STATED EXERCISE: The material below should be written out in full and exactly; pictures stay out of the copy.
## Start MATERIAL PROVIDED
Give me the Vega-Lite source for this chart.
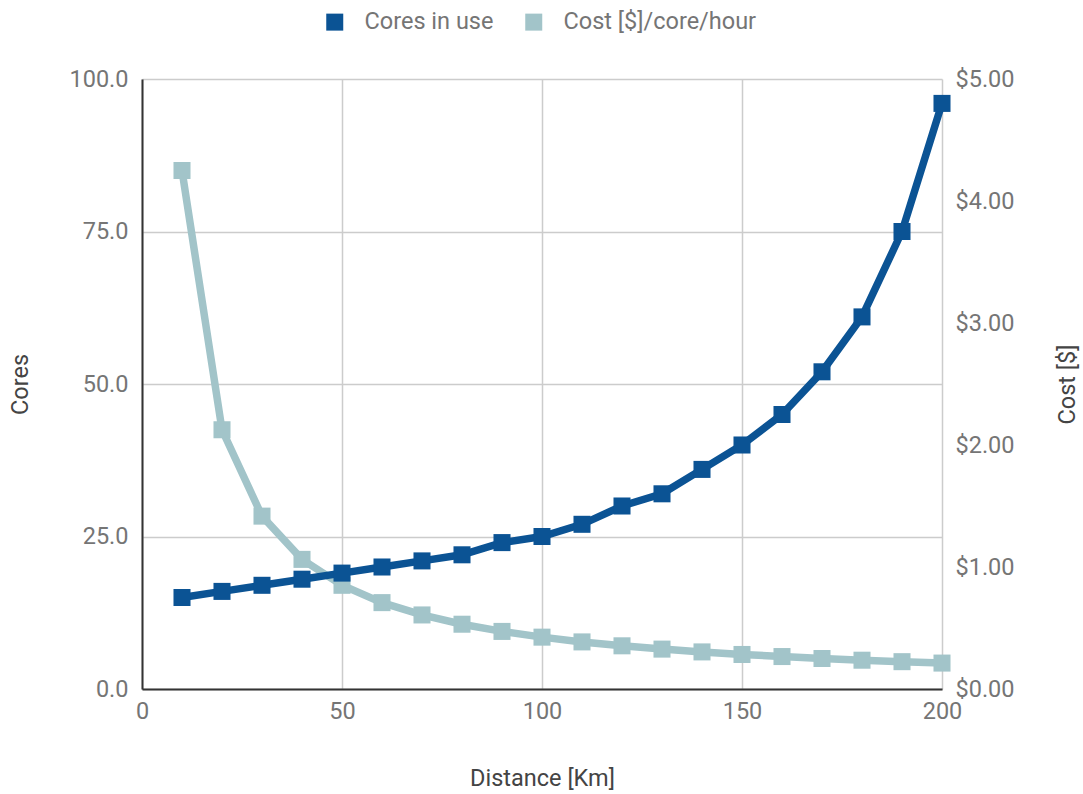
{
  "$schema": "https://vega.github.io/schema/vega-lite/v6.json",
  "width": 800,
  "height": 610,
  "autosize": {"type": "none"},
  "padding": {"left": 142, "top": 79, "right": 141, "bottom": 105},
  "background": "white",
  "config": {
    "view": {"stroke": null},
    "font": "Roboto",
    "axis": {
      "labelFont": "Roboto",
      "labelFontSize": 23.5,
      "labelColor": "#757575",
      "titleFont": "Roboto",
      "titleFontSize": 23.5,
      "titleFontWeight": "normal",
      "titleColor": "#444444",
      "gridColor": "#cccccc",
      "gridWidth": 1.5,
      "ticks": false,
      "labelFlush": false
    },
    "legend": {
      "labelFont": "Roboto",
      "labelFontSize": 23.5,
      "labelColor": "#757575",
      "labelLimit": 0
    }
  },
  "data": {
    "values": [
      {"distance": 10, "cores": 15, "cost": 4.25},
      {"distance": 20, "cores": 16, "cost": 2.125},
      {"distance": 30, "cores": 17, "cost": 1.417},
      {"distance": 40, "cores": 18, "cost": 1.0625},
      {"distance": 50, "cores": 19, "cost": 0.85},
      {"distance": 60, "cores": 20, "cost": 0.708},
      {"distance": 70, "cores": 21, "cost": 0.607},
      {"distance": 80, "cores": 22, "cost": 0.531},
      {"distance": 90, "cores": 24, "cost": 0.472},
      {"distance": 100, "cores": 25, "cost": 0.425},
      {"distance": 110, "cores": 27, "cost": 0.386},
      {"distance": 120, "cores": 30, "cost": 0.354},
      {"distance": 130, "cores": 32, "cost": 0.327},
      {"distance": 140, "cores": 36, "cost": 0.304},
      {"distance": 150, "cores": 40, "cost": 0.283},
      {"distance": 160, "cores": 45, "cost": 0.266},
      {"distance": 170, "cores": 52, "cost": 0.25},
      {"distance": 180, "cores": 61, "cost": 0.236},
      {"distance": 190, "cores": 75, "cost": 0.224},
      {"distance": 200, "cores": 96, "cost": 0.2125}
    ]
  },
  "encoding": {
    "x": {
      "field": "distance",
      "type": "quantitative",
      "scale": {"domain": [0, 200], "nice": false},
      "axis": {
        "title": "Distance [Km]",
        "values": [0, 50, 100, 150, 200],
        "labelPadding": 10,
        "titlePadding": 44,
        "domain": true,
        "domainColor": "#333333",
        "domainWidth": 2,
        "grid": true
      }
    }
  },
  "layer": [
    {
      "mark": {"type": "line", "strokeWidth": 7.5, "point": {"shape": "square", "size": 290, "filled": true, "opacity": 1}},
      "encoding": {
        "y": {
          "field": "cost",
          "type": "quantitative",
          "scale": {"domain": [0, 5], "nice": false},
          "axis": {
            "orient": "right",
            "title": "Cost [$]",
            "format": "$.2f",
            "values": [0, 1, 2, 3, 4, 5],
            "grid": false,
            "domain": false,
            "labelPadding": 13,
            "titlePadding": 65,
            "titleAngle": -90
          }
        },
        "color": {
          "datum": "Cost [$]/core/hour",
          "type": "nominal",
          "scale": {"domain": ["Cores in use", "Cost [$]/core/hour"], "range": ["#0b5394", "#a2c4c9"]},
          "legend": {
            "title": null,
            "orient": "none",
            "direction": "horizontal",
            "legendX": 181,
            "legendY": -69,
            "symbolType": "square",
            "symbolSize": 289,
            "symbolStrokeWidth": 0,
            "labelOffset": 18,
            "columnPadding": 28
          }
        }
      }
    },
    {
      "mark": {"type": "line", "strokeWidth": 7.5, "point": {"shape": "square", "size": 290, "filled": true, "opacity": 1}},
      "encoding": {
        "y": {
          "field": "cores",
          "type": "quantitative",
          "scale": {"domain": [0, 100], "nice": false},
          "axis": {
            "orient": "left",
            "title": "Cores",
            "format": ".1f",
            "values": [0, 25, 50, 75, 100],
            "labelPadding": 14,
            "titlePadding": 36,
            "domain": true,
            "domainColor": "#333333",
            "domainWidth": 2,
            "grid": true
          }
        },
        "color": {"datum": "Cores in use", "type": "nominal"}
      }
    }
  ],
  "resolve": {"scale": {"y": "independent"}}
}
## End MATERIAL PROVIDED
EXERCISE ANSWER:
Give me the Vega-Lite source for this chart.
{
  "$schema": "https://vega.github.io/schema/vega-lite/v6.json",
  "width": 800,
  "height": 610,
  "autosize": {"type": "none"},
  "padding": {"left": 142, "top": 79, "right": 141, "bottom": 105},
  "background": "white",
  "config": {
    "view": {"stroke": null},
    "font": "Roboto",
    "axis": {
      "labelFont": "Roboto",
      "labelFontSize": 23.5,
      "labelColor": "#757575",
      "titleFont": "Roboto",
      "titleFontSize": 23.5,
      "titleFontWeight": "normal",
      "titleColor": "#444444",
      "gridColor": "#cccccc",
      "gridWidth": 1.5,
      "ticks": false,
      "labelFlush": false
    },
    "legend": {
      "labelFont": "Roboto",
      "labelFontSize": 23.5,
      "labelColor": "#757575",
      "labelLimit": 0
    }
  },
  "data": {
    "values": [
      {"distance": 10, "cores": 15, "cost": 4.25},
      {"distance": 20, "cores": 16, "cost": 2.125},
      {"distance": 30, "cores": 17, "cost": 1.417},
      {"distance": 40, "cores": 18, "cost": 1.0625},
      {"distance": 50, "cores": 19, "cost": 0.85},
      {"distance": 60, "cores": 20, "cost": 0.708},
      {"distance": 70, "cores": 21, "cost": 0.607},
      {"distance": 80, "cores": 22, "cost": 0.531},
      {"distance": 90, "cores": 24, "cost": 0.472},
      {"distance": 100, "cores": 25, "cost": 0.425},
      {"distance": 110, "cores": 27, "cost": 0.386},
      {"distance": 120, "cores": 30, "cost": 0.354},
      {"distance": 130, "cores": 32, "cost": 0.327},
      {"distance": 140, "cores": 36, "cost": 0.304},
      {"distance": 150, "cores": 40, "cost": 0.283},
      {"distance": 160, "cores": 45, "cost": 0.266},
      {"distance": 170, "cores": 52, "cost": 0.25},
      {"distance": 180, "cores": 61, "cost": 0.236},
      {"distance": 190, "cores": 75, "cost": 0.224},
      {"distance": 200, "cores": 96, "cost": 0.2125}
    ]
  },
  "encoding": {
    "x": {
      "field": "distance",
      "type": "quantitative",
      "scale": {"domain": [0, 200], "nice": false},
      "axis": {
        "title": "Distance [Km]",
        "values": [0, 50, 100, 150, 200],
        "labelPadding": 10,
        "titlePadding": 44,
        "domain": true,
        "domainColor": "#333333",
        "domainWidth": 2,
        "grid": true
      }
    }
  },
  "layer": [
    {
      "mark": {"type": "line", "strokeWidth": 7.5, "point": {"shape": "square", "size": 290, "filled": true, "opacity": 1}},
      "encoding": {
        "y": {
          "field": "cost",
          "type": "quantitative",
          "scale": {"domain": [0, 5], "nice": false},
          "axis": {
            "orient": "right",
            "title": "Cost [$]",
            "format": "$.2f",
            "values": [0, 1, 2, 3, 4, 5],
            "grid": false,
            "domain": false,
            "labelPadding": 13,
            "titlePadding": 65,
            "titleAngle": -90
          }
        },
        "color": {
          "datum": "Cost [$]/core/hour",
          "type": "nominal",
          "scale": {"domain": ["Cores in use", "Cost [$]/core/hour"], "range": ["#0b5394", "#a2c4c9"]},
          "legend": {
            "title": null,
            "orient": "none",
            "direction": "horizontal",
            "legendX": 181,
            "legendY": -69,
            "symbolType": "square",
            "symbolSize": 289,
            "symbolStrokeWidth": 0,
            "labelOffset": 18,
            "columnPadding": 28
          }
        }
      }
    },
    {
      "mark": {"type": "line", "strokeWidth": 7.5, "point": {"shape": "square", "size": 290, "filled": true, "opacity": 1}},
      "encoding": {
        "y": {
          "field": "cores",
          "type": "quantitative",
          "scale": {"domain": [0, 100], "nice": false},
          "axis": {
            "orient": "left",
            "title": "Cores",
            "format": ".1f",
            "values": [0, 25, 50, 75, 100],
            "labelPadding": 14,
            "titlePadding": 36,
            "domain": true,
            "domainColor": "#333333",
            "domainWidth": 2,
            "grid": true
          }
        },
        "color": {"datum": "Cores in use", "type": "nominal"}
      }
    }
  ],
  "resolve": {"scale": {"y": "independent"}}
}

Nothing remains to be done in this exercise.